Since 1979, Egypt has averaged $2 billion a year in US aid. Lately, the military has received at least half that, using it to cover most of its weapons purchases.
AP/Emilio Morenatti
Washington
The U.S. has given Egypt a lot of money over the years. How much? More than you probably think.
Since 1979, US assistance to Egypt has averaged about $2 billion a year, according to a new Congressional Research Service (CRS) report on US-Egyptian relations. That adds up to a whopping $64 billion.
In that period, Egypt has been the second-largest foreign recipient of US cash. (Israel is No. 1, in case you’re interested.) In part, that’s a legacy of the Camp David Accords. The United States promised generous aid packages to both Egypt and Israel in return for their making concessions to each other in a peace pact.
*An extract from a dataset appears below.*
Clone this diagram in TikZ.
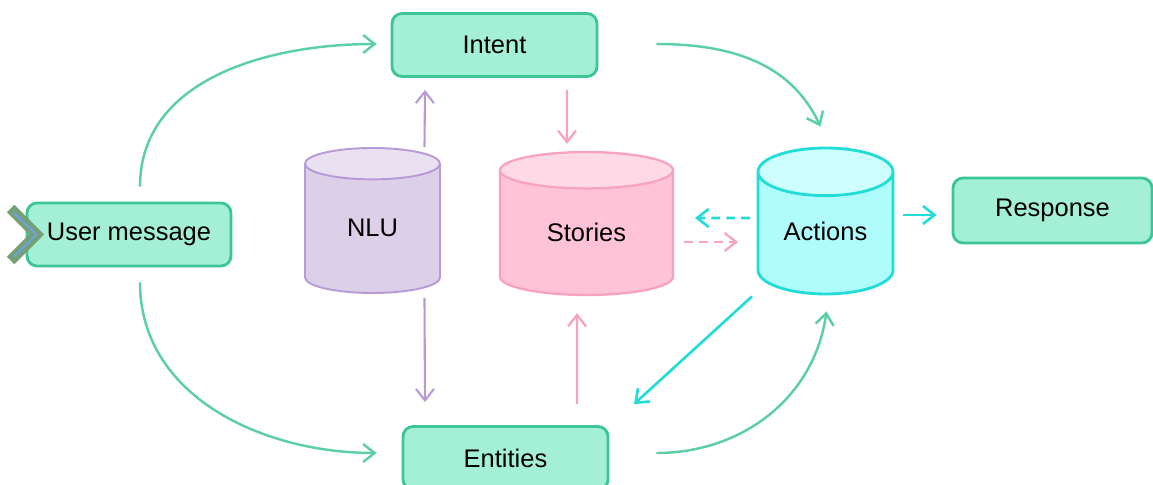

The accords’ architect, President Jimmy Carter, and Egyptian President Anwar Sadat got along like a house on fire, by the way. Maybe that had something to do with it – it’s always easier to write checks to people you like.
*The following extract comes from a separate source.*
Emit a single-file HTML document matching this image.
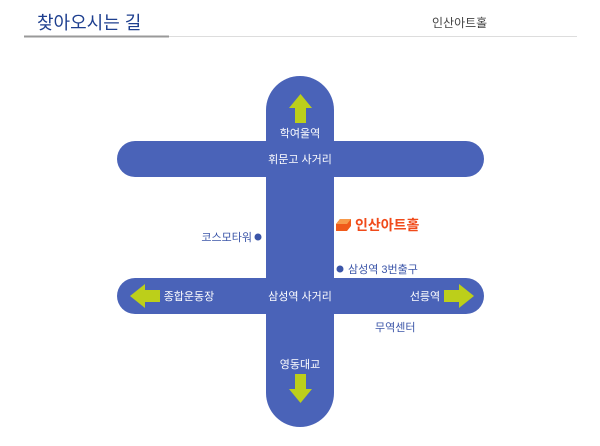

“In that relationship there was real warmth ... Sadat and the president just meshed well and accommodated each other,” said Carter administration National Security Adviser Zbigniew Brzezinski in his exit interview from the White House in 1981.
Here’s another distinguishing thing about US aid to Egypt: The vast majority of it is earmarked for the military. In recent years Egypt has received about $1.3 billion in military aid annually. Of that, about one-third goes to weapons maintenance, one-third to weapons upgrades, and one-third to weapons purchases, according to CRS. You’ve probably seen Egypt’s US-designed M1 tanks in news footage from Tahrir Square. Egypt has also bought American-made Apache helicopters, F-16 jet fighters, and Knox-class frigates.
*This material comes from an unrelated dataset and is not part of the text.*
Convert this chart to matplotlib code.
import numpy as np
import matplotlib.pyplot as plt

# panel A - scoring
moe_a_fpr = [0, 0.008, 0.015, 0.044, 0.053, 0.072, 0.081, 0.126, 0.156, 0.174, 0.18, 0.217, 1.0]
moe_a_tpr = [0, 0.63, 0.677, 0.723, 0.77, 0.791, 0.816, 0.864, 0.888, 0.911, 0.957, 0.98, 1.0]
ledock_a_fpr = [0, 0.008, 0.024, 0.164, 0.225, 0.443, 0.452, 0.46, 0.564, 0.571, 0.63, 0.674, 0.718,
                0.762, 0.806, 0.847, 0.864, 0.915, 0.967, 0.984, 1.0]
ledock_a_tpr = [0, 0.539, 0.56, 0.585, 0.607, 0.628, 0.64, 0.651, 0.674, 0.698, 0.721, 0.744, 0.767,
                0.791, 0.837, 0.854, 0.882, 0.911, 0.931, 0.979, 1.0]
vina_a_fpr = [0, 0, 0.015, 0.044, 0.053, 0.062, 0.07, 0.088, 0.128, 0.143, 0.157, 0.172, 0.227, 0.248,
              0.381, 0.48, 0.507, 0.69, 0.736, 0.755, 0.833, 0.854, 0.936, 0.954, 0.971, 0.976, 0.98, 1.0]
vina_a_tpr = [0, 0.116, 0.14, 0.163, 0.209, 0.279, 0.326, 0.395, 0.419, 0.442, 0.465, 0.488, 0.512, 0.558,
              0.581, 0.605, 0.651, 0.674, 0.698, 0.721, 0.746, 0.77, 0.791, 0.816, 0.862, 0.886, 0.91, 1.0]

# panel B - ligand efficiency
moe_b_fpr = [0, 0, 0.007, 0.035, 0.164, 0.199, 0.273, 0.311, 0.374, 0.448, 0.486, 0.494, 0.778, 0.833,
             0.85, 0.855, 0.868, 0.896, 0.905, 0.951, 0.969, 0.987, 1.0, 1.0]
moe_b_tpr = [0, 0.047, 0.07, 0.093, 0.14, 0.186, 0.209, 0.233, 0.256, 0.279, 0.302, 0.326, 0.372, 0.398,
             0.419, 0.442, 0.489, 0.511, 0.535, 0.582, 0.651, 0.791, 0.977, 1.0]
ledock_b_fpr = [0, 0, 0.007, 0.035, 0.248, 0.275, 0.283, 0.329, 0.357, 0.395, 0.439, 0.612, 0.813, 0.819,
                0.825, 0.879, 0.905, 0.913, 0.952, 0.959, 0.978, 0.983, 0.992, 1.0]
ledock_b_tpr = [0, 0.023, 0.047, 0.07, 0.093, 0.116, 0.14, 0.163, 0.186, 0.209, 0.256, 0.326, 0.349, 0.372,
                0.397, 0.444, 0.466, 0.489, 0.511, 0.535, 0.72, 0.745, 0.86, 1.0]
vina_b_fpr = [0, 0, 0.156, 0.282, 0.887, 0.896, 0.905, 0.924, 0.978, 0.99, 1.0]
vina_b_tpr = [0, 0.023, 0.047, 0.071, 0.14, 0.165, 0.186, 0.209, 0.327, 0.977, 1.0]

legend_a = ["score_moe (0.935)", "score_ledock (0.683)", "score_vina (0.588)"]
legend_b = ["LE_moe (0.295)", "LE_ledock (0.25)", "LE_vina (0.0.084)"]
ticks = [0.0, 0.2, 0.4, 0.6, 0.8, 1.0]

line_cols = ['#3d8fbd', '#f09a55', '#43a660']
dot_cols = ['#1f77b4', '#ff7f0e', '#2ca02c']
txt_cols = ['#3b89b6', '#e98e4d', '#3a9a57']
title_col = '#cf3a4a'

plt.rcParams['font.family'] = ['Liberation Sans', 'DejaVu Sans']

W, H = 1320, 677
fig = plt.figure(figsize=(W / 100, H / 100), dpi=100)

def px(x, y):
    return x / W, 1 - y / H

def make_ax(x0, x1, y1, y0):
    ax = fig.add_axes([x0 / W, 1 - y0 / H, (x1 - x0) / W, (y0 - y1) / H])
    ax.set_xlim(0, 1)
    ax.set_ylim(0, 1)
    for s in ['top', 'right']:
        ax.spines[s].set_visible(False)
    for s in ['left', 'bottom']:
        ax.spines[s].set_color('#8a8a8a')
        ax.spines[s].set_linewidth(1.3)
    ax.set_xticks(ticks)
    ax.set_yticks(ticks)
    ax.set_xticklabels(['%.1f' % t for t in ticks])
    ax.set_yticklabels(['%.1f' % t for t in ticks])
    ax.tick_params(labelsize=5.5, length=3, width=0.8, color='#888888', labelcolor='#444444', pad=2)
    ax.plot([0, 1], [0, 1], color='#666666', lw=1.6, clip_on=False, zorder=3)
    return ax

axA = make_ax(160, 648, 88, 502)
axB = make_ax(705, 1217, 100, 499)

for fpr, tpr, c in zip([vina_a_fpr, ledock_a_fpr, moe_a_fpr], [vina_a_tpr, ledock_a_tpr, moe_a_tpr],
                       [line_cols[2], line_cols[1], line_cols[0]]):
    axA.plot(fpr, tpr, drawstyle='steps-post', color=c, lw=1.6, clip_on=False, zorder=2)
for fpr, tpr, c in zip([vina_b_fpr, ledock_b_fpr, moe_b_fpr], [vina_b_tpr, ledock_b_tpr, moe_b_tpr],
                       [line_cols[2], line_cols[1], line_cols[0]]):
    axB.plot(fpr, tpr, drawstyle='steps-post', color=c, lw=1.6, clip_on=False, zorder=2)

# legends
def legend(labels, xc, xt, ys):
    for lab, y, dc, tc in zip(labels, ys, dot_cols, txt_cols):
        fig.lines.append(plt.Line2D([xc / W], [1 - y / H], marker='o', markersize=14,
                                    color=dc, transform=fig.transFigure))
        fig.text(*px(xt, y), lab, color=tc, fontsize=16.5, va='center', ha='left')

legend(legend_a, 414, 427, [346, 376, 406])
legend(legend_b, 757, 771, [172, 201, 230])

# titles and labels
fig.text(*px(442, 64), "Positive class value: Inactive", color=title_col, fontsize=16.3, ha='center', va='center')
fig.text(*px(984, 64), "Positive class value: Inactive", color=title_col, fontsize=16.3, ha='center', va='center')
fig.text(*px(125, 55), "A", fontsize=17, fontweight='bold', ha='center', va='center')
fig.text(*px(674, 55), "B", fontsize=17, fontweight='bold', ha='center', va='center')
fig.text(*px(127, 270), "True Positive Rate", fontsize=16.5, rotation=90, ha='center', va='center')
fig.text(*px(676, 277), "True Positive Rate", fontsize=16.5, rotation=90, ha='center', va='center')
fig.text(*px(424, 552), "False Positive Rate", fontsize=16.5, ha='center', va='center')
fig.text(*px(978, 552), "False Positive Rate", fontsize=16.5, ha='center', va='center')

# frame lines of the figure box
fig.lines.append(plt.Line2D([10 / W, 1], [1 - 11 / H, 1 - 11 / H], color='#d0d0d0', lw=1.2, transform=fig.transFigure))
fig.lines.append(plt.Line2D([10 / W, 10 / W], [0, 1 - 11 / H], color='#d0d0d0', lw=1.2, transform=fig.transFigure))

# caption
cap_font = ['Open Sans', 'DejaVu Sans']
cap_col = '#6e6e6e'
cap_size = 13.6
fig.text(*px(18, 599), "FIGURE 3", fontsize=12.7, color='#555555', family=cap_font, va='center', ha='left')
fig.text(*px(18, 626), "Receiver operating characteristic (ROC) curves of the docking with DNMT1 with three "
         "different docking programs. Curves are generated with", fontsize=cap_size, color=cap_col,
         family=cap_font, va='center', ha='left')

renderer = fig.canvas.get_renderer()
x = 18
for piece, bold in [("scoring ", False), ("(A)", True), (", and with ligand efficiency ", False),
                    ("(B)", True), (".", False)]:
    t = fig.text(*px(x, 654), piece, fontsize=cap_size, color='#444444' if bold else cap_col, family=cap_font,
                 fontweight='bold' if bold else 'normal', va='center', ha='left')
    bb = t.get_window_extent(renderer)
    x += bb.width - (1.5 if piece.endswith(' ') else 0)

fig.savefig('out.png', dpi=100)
US aid “covers as much as 80% of the [Egyptian] Defense Ministry’s weapons procurement costs,” estimates CRS.
What about aid to Egypt intended to promote democracy? Oh yeah, that. It’s been cut in recent years, and since 2009 has sat at about $20 million annually. Most of that has gone to Egyptian-approved government-to-government projects.
The bottom line here is that the impact of US democracy efforts in Egypt “has been limited,” in the words of a recent US AID Inspector General report.
[Editor's note: The original version misstated the agency connected with the Inspector General report.]